Ich weiss, das sind nicht sonderlich viele Informationen, aber ich kann irgendwie gerade nicht viel mit der Fehlermeldung anfangen und weiss nicht, wo ich das Suchen anfangen soll.

Danke schonmal


----------



## kidsos (19. Mai 2010)

Zeig doch mal deine Klassen (bzw. poste mal die XSD). Die Vorgehensweise zum Laden der XML ist bei dir richtig. Da muss irgendwas anderes schief laufen.


----------



## musiKk (19. Mai 2010)

Naja, die Fehlermeldung ist doch eindeutig. Du erhältst ein Objekt vom Typ [c]JAXBElement[/c] und Du versuchst es nach [c]ROWTYPE[/c] (besser wäre [c]Rowtype[/c]) zu casten.

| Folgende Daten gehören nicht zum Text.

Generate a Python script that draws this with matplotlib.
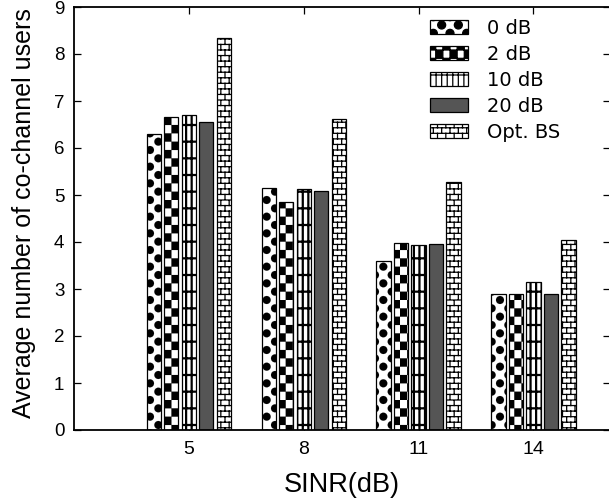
import matplotlib
matplotlib.use("Agg")
import numpy as np
import matplotlib.pyplot as plt
import matplotlib.hatch as mhatch
from matplotlib.path import Path

# ---------------- data ----------------
sinr = [5, 8, 11, 14]
series_labels = ["0 dB", "2 dB", "10 dB", "20 dB", "Opt. BS"]
users_0db = [6.29, 5.14, 3.60, 2.89]
users_2db = [6.67, 4.86, 3.97, 2.89]
users_10db = [6.70, 5.13, 3.93, 3.14]
users_20db = [6.55, 5.09, 3.96, 2.89]
users_opt = [8.35, 6.61, 5.28, 4.04]
y_ticks = list(range(0, 10))


# ---------------- custom hatch patterns ----------------
class _Pattern(mhatch.HatchPatternBase):
    char = None

    def __init__(self, hatch, density):
        n = hatch.count(self.char) if hatch else 0
        if n:
            self._v, self._c = self.build(n, density)
            self.num_vertices = len(self._v)
        else:
            self.num_vertices = 0

    def set_vertices_and_codes(self, vertices, codes):
        vertices[:] = self._v
        codes[:] = self._c


class BigDots(_Pattern):          # replaces '.'
    char = "."

    def build(self, n, density):
        ncol = n * density
        nrow = 2 * ncol
        circ = Path.unit_circle()
        r = 0.24 / ncol
        vs, cs = [], []
        for row in range(nrow + 1):
            y = row / nrow
            if row % 2 == 0:
                xs = np.arange(ncol + 1) / ncol
            else:
                xs = (np.arange(ncol) + 0.5) / ncol
            for x in xs:
                vs.append(circ.vertices * r + [x, y])
                cs.append(circ.codes)
        return np.concatenate(vs), np.concatenate(cs)


class Checker(_Pattern):          # replaces '*'
    char = "*"

    def build(self, n, density):
        mx = 14 * n
        my = 12 * n
        sx, sy = 1.0 / mx, 1.0 / my
        vs, cs = [], []
        for i in range(mx):
            for j in range(my):
                if (i + j) % 2 == 0:
                    x, y = i * sx, j * sy
                    vs.append([[x, y], [x + sx, y], [x + sx, y + sy],
                               [x, y + sy], [x, y]])
                    cs.append([Path.MOVETO, Path.LINETO, Path.LINETO,
                               Path.LINETO, Path.CLOSEPOLY])
        return np.concatenate(vs).astype(float), np.concatenate(cs)


class Bricks(_Pattern):           # replaces 'O'
    char = "O"

    def build(self, n, density):
        nr = 18 * n
        nb = 12 * n
        vs, cs = [], []
        for r in range(nr + 1):
            y = r / nr
            vs.append([[0, y], [1, y]])
            cs.append([Path.MOVETO, Path.LINETO])
        for r in range(nr):
            y0, y1 = r / nr, (r + 1) / nr
            if r % 2 == 0:
                xs = np.arange(nb + 1) / nb
            else:
                xs = (np.arange(nb) + 0.5) / nb
            for x in xs:
                vs.append([[x, y0], [x, y1]])
                cs.append([Path.MOVETO, Path.LINETO])
        return np.concatenate(vs).astype(float), np.concatenate(cs)


_types = mhatch._hatch_types
_types[_types.index(mhatch.SmallFilledCircles)] = BigDots
_types[_types.index(mhatch.Stars)] = Checker
_types[_types.index(mhatch.LargeCircles)] = Bricks

# ---------------- figure ----------------
plt.rcParams["font.family"] = ["Liberation Sans", "DejaVu Sans"]

fig = plt.figure(figsize=(6.09, 5.01), dpi=100)
ax = fig.add_axes([74 / 609, 71 / 501, 536 / 609, 423 / 501])

series = [users_0db, users_2db, users_10db, users_20db, users_opt]
styles = [
    dict(color="white", hatch=".", hlw=0.1),
    dict(color="white", hatch="*", hlw=0.1),
    dict(color="white", hatch="|||-", hlw=1.6),
    dict(color="#555555", hatch=None, hlw=1.0),
    dict(color="white", hatch="O", hlw=0.9),
]

x = np.array(sinr, dtype=float)
step = 0.457
width = 0.37
for k, (vals, st, lab) in enumerate(zip(series, styles, series_labels)):
    plt.rcParams["hatch.linewidth"] = st["hlw"]
    bars = ax.bar(x + (k - 2) * step, vals, width=width, color=st["color"],
                  edgecolor="black", linewidth=0.9, hatch=st["hatch"],
                  label=lab, zorder=2)
    for b in bars:
        if hasattr(b, "set_hatch_linewidth"):
            b.set_hatch_linewidth(st["hlw"])

ax.set_xlim(2, 16)
ax.set_ylim(0, 9)
ax.set_xticks(sinr)
ax.set_yticks(y_ticks)
ax.tick_params(direction="in", top=True, right=True, length=5, width=0.9)
ax.tick_params(axis="y", pad=7, labelsize=13.5)
ax.tick_params(axis="x", pad=8, labelsize=14)
for s in ax.spines.values():
    s.set_linewidth(1.3)

ax.set_xlabel("SINR(dB)", fontsize=19.5, labelpad=10)
ax.set_ylabel("Average number of co-channel users", fontsize=18)
ax.yaxis.set_label_coords(-0.071, 0.514)

leg = ax.legend(loc="upper left", bbox_to_anchor=(430 / 609, 1 - 19 / 501),
                bbox_transform=fig.transFigure, frameon=False,
                prop={"family": "DejaVu Sans", "size": 14},
                handlelength=1.95, handleheight=0.72, handletextpad=1.0,
                labelspacing=0.36, borderpad=0, borderaxespad=0)

fig.savefig("out.png", dpi=100)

Ein kurzer Blick in die Doku zeigt, dass ein [c]JAXBElement[/c] eine JAXB-Repräsentation eines Objekts ist, an das man mit der Methode [c]getValue()[/c] kommt.


----------



## Wildcard (19. Mai 2010)

Warum JAXB wenn es wesentlich bessere Alternativen gibt?
Eclipse Modeling - EMF - Home


----------